Какие же события национальной истории могут вызвать его к жизни? Таким событием была, например, Отечественная война 1812 года, сопровождавшаяся стремительным взлетом национального и гражданского самосознания. «Наполеон вторгся — говорил декабрист Александр Бестужев, — и тогда-то народ русский ощутил свою силу; тогда-то пробудилось во всех сердцах чувство независимости. Сперва политической, а впоследствии и народной». Таким потрясением была Крымская война, которая, несмотря на героическую севастопольскую оборону, кончилась поражением, показавшим гнилость правящего режима. Последствия этого тяжкого испытания прозорливо угадал Лев Толстой. В его дневнике есть такая запись, сделанная в ноябре 1854 года: «Велика моральная сила русского народа. Много политических истин выйдет наружу и разовьется в нынешние трудные для России минуты. Чувство пылкой любви к отечеству восставшее и вылившееся из несчастий России, оставит надолго следы в ней. Те люди, которые теперь жертвуют жизнью, будут гражданами России и не забудут свои жертвы. Они с большим достоинством и гордостью будут принимать участие в делах общественных, а энтузиазм, возбужденный войной, оставит навсегда в них характер самопожертвования и благородства». В ряду такого масштаба исторических событий, от исхода которых зависела судьба страны, народа, и Великая Отечественная война против фашистского нашествия. Это было очень тяжелое испытание: мы терпели позорные поражения, отдали в руки врага огромные территории, поняли цену довоенной похвальбе властей, что воевать будем на чужой земле малой кровью. Все-таки одолели врага, одержали победу, хотя стоила она бесчисленных жертв. Это время отмечено высочайшим напряжением народных сил, необычайным ростом и зрелостью чувства гражданской ответственности, самоотверженности и человеческого достоинства. Именно это имел в виду Илья Эренбург, когда в предисловии к вышедшему на французском языке сборнику писем фронтовиков заметил: «Если на войне мы очень много потеряли, то мы обрели на войне нового и более высокого человека».

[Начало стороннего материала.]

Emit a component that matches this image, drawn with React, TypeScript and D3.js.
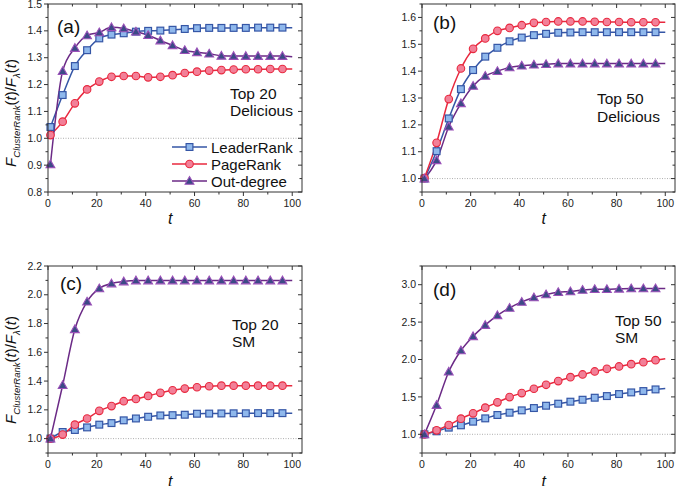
import React from 'react';
import * as d3 from 'd3';

// ---------- data ----------
const T = [1, 6, 11, 16, 21, 26, 31, 36, 41, 46, 51, 56, 61, 66, 71, 76, 81, 86, 91, 96, 100];
const SERIES_NAMES = ['LeaderRank', 'PageRank', 'Out-degree'];
const X_TICKS = [0, 20, 40, 60, 80, 100];

// (a) Top 20 Delicious
const A_LEADER = [1.042, 1.161, 1.269, 1.328, 1.372, 1.386, 1.391, 1.397, 1.400, 1.401, 1.404, 1.407, 1.410, 1.411, 1.411, 1.411, 1.411, 1.412, 1.412, 1.412, 1.412];
const A_PAGE = [1.012, 1.062, 1.130, 1.182, 1.211, 1.229, 1.232, 1.232, 1.227, 1.229, 1.235, 1.243, 1.248, 1.252, 1.254, 1.256, 1.257, 1.257, 1.258, 1.258, 1.258];
const A_OUT = [0.903, 1.250, 1.336, 1.383, 1.394, 1.413, 1.409, 1.397, 1.384, 1.364, 1.346, 1.328, 1.320, 1.315, 1.307, 1.306, 1.306, 1.306, 1.306, 1.306, 1.304];

// (b) Top 50 Delicious
const B_LEADER = [1.000, 1.102, 1.224, 1.333, 1.404, 1.454, 1.487, 1.511, 1.525, 1.534, 1.539, 1.543, 1.544, 1.545, 1.545, 1.545, 1.545, 1.545, 1.545, 1.545, 1.545];
const B_PAGE = [1.002, 1.133, 1.296, 1.410, 1.483, 1.522, 1.550, 1.561, 1.571, 1.580, 1.583, 1.585, 1.585, 1.585, 1.584, 1.583, 1.583, 1.582, 1.582, 1.582, 1.582];
const B_OUT = [1.000, 1.068, 1.193, 1.280, 1.345, 1.382, 1.400, 1.414, 1.420, 1.424, 1.426, 1.428, 1.428, 1.428, 1.428, 1.428, 1.428, 1.428, 1.428, 1.428, 1.428];

// (c) Top 20 SM
const C_LEADER = [1.000, 1.046, 1.060, 1.078, 1.097, 1.108, 1.127, 1.140, 1.152, 1.161, 1.163, 1.166, 1.173, 1.174, 1.175, 1.176, 1.176, 1.177, 1.177, 1.177, 1.177];
const C_PAGE = [1.000, 1.028, 1.097, 1.140, 1.193, 1.226, 1.260, 1.276, 1.297, 1.318, 1.336, 1.348, 1.357, 1.364, 1.368, 1.368, 1.368, 1.368, 1.368, 1.368, 1.368];
const C_OUT = [1.000, 1.371, 1.760, 1.952, 2.044, 2.078, 2.092, 2.099, 2.099, 2.099, 2.099, 2.099, 2.099, 2.099, 2.099, 2.099, 2.099, 2.099, 2.099, 2.099, 2.099];

// (d) Top 50 SM
const D_LEADER = [1.000, 1.040, 1.089, 1.120, 1.169, 1.213, 1.258, 1.289, 1.320, 1.351, 1.382, 1.409, 1.436, 1.462, 1.489, 1.511, 1.538, 1.560, 1.578, 1.600, 1.613];
const D_PAGE = [1.000, 1.053, 1.124, 1.209, 1.280, 1.356, 1.427, 1.498, 1.551, 1.609, 1.662, 1.711, 1.764, 1.800, 1.840, 1.876, 1.907, 1.938, 1.964, 1.991, 2.010];
const D_OUT = [1.000, 1.391, 1.836, 2.120, 2.310, 2.460, 2.590, 2.690, 2.770, 2.830, 2.870, 2.900, 2.910, 2.930, 2.940, 2.940, 2.945, 2.950, 2.950, 2.950, 2.950];

// ---------- styles ----------
const LINE_COLORS = ['#3556a6', '#e8283e', '#6b2a86'];
const FILL_COLORS = ['#8fb8ec', '#f28098', '#3c4a86'];
const STROKE_COLORS = ['#3556a6', '#e8283e', '#9a50b8'];
const FONT = 'Liberation Sans, Arial, sans-serif';

type PanelCfg = {
  label: string;
  lines: string[];
  left: number; top: number; width: number; height: number;
  yDomain: [number, number];
  yMajor: number[];
  yMinor: number[];
  yFmt: (v: number) => string;
  series: number[][];
  labelPos: [number, number];
  textPos: [number, number];
  textGap: number;
  legend?: boolean;
  yTitle?: [number, number];
  xTitleY: number;
};

function range(a: number, b: number, s: number) {
  const out: number[] = [];
  for (let v = a; v <= b + 1e-9; v += s) out.push(+v.toFixed(4));
  return out;
}

function Marker({ kind, x, y }: { kind: number; x: number; y: number }) {
  if (kind === 0) {
    return <rect x={x - 3.4} y={y - 3.4} width={6.8} height={6.8} fill={FILL_COLORS[0]} stroke={STROKE_COLORS[0]} strokeWidth={1.2} />;
  }
  if (kind === 1) {
    return <circle cx={x} cy={y} r={3.8} fill={FILL_COLORS[1]} stroke={STROKE_COLORS[1]} strokeWidth={1.1} />;
  }
  const s = 4.4;
  return <path d={`M${x},${y - s}L${x + s},${y + s * 0.75}L${x - s},${y + s * 0.75}Z`} fill={FILL_COLORS[2]} stroke={STROKE_COLORS[2]} strokeWidth={1.1} />;
}

function Panel({ cfg }: { cfg: PanelCfg }) {
  const { left, top, width, height } = cfg;
  const x = d3.scaleLinear().domain([0, 104]).range([left, left + width]);
  const y = d3.scaleLinear().domain(cfg.yDomain).range([top + height, top]);
  const line = d3.line<number>().x((_, i) => x(T[i])).y(d => y(d)).curve(d3.curveMonotoneX);
  const xMinor = range(10, 100, 20);
  const axisColor = '#333';
  return (
    <g>
      <line x1={left} x2={left + width} y1={y(1)} y2={y(1)} stroke="#999" strokeWidth={0.8} strokeDasharray="1,1.5" />
      {cfg.series.map((s, k) => (
        <path key={'l' + k} d={line(s) || ''} fill="none" stroke={LINE_COLORS[k]} strokeWidth={1.5} />
      ))}
      {cfg.series.map((s, k) => (
        <g key={'m' + k}>
          {s.map((v, i) => (T[i] < 100 ? <Marker key={i} kind={k} x={x(T[i])} y={y(v)} /> : null))}
        </g>
      ))}
      <rect x={left} y={top} width={width} height={height} fill="none" stroke={axisColor} strokeWidth={1} />
      {X_TICKS.map(t => (
        <g key={'xt' + t}>
          <line x1={x(t)} x2={x(t)} y1={top + height} y2={top + height + 4} stroke={axisColor} />
          <line x1={x(t)} x2={x(t)} y1={top} y2={top + 4} stroke={axisColor} />
          <text x={x(t)} y={top + height + 15} textAnchor="middle" fontSize={10.5} fontFamily={FONT} fill="#222">{t}</text>
        </g>
      ))}
      {xMinor.map(t => (
        <g key={'xm' + t}>
          <line x1={x(t)} x2={x(t)} y1={top + height} y2={top + height + 2.5} stroke={axisColor} />
          <line x1={x(t)} x2={x(t)} y1={top} y2={top + 2.5} stroke={axisColor} />
        </g>
      ))}
      {cfg.yMajor.map(v => (
        <g key={'yt' + v}>
          <line x1={left - 4} x2={left} y1={y(v)} y2={y(v)} stroke={axisColor} />
          <line x1={left + width - 4} x2={left + width} y1={y(v)} y2={y(v)} stroke={axisColor} />
          <text x={left - 6} y={y(v) + 3.6} textAnchor="end" fontSize={10.5} fontFamily={FONT} fill="#222">{cfg.yFmt(v)}</text>
        </g>
      ))}
      {cfg.yMinor.map(v => (
        <g key={'ym' + v}>
          <line x1={left - 2.5} x2={left} y1={y(v)} y2={y(v)} stroke={axisColor} />
          <line x1={left + width - 2.5} x2={left + width} y1={y(v)} y2={y(v)} stroke={axisColor} />
        </g>
      ))}
      <text x={left + cfg.labelPos[0]} y={top + cfg.labelPos[1]} fontSize={19} fontFamily={FONT} fill="#111">{cfg.label}</text>
      {cfg.lines.map((s, i) => (
        <text key={'tx' + i} x={left + cfg.textPos[0]} y={top + cfg.textPos[1] + i * cfg.textGap} fontSize={15.5} fontFamily={FONT} fill="#111">{s}</text>
      ))}
      <text x={x(50)} y={cfg.xTitleY} textAnchor="middle" fontSize={16} fontStyle="italic" fontFamily={FONT} fill="#111">t</text>
      {cfg.yTitle ? (
        <text transform={`translate(${cfg.yTitle[0]},${cfg.yTitle[1]}) rotate(-90)`} textAnchor="middle" fontFamily={FONT} fill="#111" fontStyle="italic">
          <tspan fontSize={15}>F</tspan>
          <tspan fontSize={9.5} dy={4}>ClusterRank</tspan>
          <tspan fontSize={15} dy={-4} fontStyle="normal">(</tspan>
          <tspan fontSize={15}>t</tspan>
          <tspan fontSize={15} fontStyle="normal">)/</tspan>
          <tspan fontSize={15}>F</tspan>
          <tspan fontSize={9.5} dy={4}>λ</tspan>
          <tspan fontSize={15} dy={-4} fontStyle="normal">(</tspan>
          <tspan fontSize={15}>t</tspan>
          <tspan fontSize={15} fontStyle="normal">)</tspan>
        </text>
      ) : null}
      {cfg.legend ? (
        <g>
          {SERIES_NAMES.map((n, k) => {
            const ly = 147 + k * 17;
            return (
              <g key={n}>
                <line x1={172} x2={207} y1={ly} y2={ly} stroke={LINE_COLORS[k]} strokeWidth={1.5} />
                <Marker kind={k} x={189.5} y={ly} />
                <text x={211} y={ly + 5.5} fontSize={15} fontFamily={FONT} fill="#111">{n}</text>
              </g>
            );
          })}
        </g>
      ) : null}
    </g>
  );
}

const f1 = (v: number) => v.toFixed(1);

const PANELS: PanelCfg[] = [
  {
    label: '(a)', lines: ['Top 20', 'Delicious'],
    left: 48, top: 4, width: 254, height: 188,
    yDomain: [0.8, 1.5], yMajor: range(0.8, 1.5, 0.1), yMinor: range(0.85, 1.45, 0.1), yFmt: f1,
    series: [A_LEADER, A_PAGE, A_OUT],
    labelPos: [9, 29], textPos: [182, 95], textGap: 16.5, legend: true, yTitle: [16, 113], xTitleY: 224,
  },
  {
    label: '(b)', lines: ['Top 50', 'Delicious'],
    left: 422, top: 4, width: 253, height: 188,
    yDomain: [0.95, 1.65], yMajor: range(1.0, 1.6, 0.1), yMinor: range(0.95, 1.65, 0.1), yFmt: f1,
    series: [B_LEADER, B_PAGE, B_OUT],
    labelPos: [11, 25], textPos: [175, 100], textGap: 18, xTitleY: 224,
  },
  {
    label: '(c)', lines: ['Top 20', 'SM'],
    left: 48, top: 266, width: 254, height: 187,
    yDomain: [0.9, 2.2], yMajor: range(1.0, 2.2, 0.2), yMinor: range(0.9, 2.1, 0.2), yFmt: f1,
    series: [C_LEADER, C_PAGE, C_OUT],
    labelPos: [12, 24], textPos: [184, 64], textGap: 17, yTitle: [16, 370], xTitleY: 487,
  },
  {
    label: '(d)', lines: ['Top 50', 'SM'],
    left: 422, top: 266, width: 253, height: 187,
    yDomain: [0.75, 3.25], yMajor: range(1.0, 3.0, 0.5), yMinor: range(0.75, 3.25, 0.5), yFmt: f1,
    series: [D_LEADER, D_PAGE, D_OUT],
    labelPos: [11, 30], textPos: [193, 60], textGap: 16.5, xTitleY: 487,
  },
];

export default function App() {
  return (
    <svg width={680} height={486} style={{ position: 'absolute', left: 0, top: 0, background: '#fff' }}>
      <rect width={680} height={486} fill="#fff" />
      {PANELS.map(p => <Panel key={p.label} cfg={p} />)}
    </svg>
  );
}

Говоря о воздействии Великой Отечественной войны на литературу, рассматривали главным образом произведения, созданные в дни войны. Но это взгляд узкий, упускающий из вида гораздо более широкий круг серьезных явлений. На долгие годы события и люди войны стали предметом художественного исследования. Больше того, пережитое на фронте разбудило очень многих художников. Кто знает, произошло ли это в других обстоятельствах? Вот та историческая почва, которая вызвала к жизни прозаиков и поэтов фронтового поколения. Так оно возникло. Поэтические автохарактеристики далеко не всегда следует принимать на веру: рассудочная трезвость и бесстрастная объективность — не самые необходимые и, конечно, необязательные качества для лирика. Но все-таки бывают и здесь исключения: иной раз и лирический поэт, не греша против поэзии, точно раскрывает в автохарактеристике пафос своего творчества.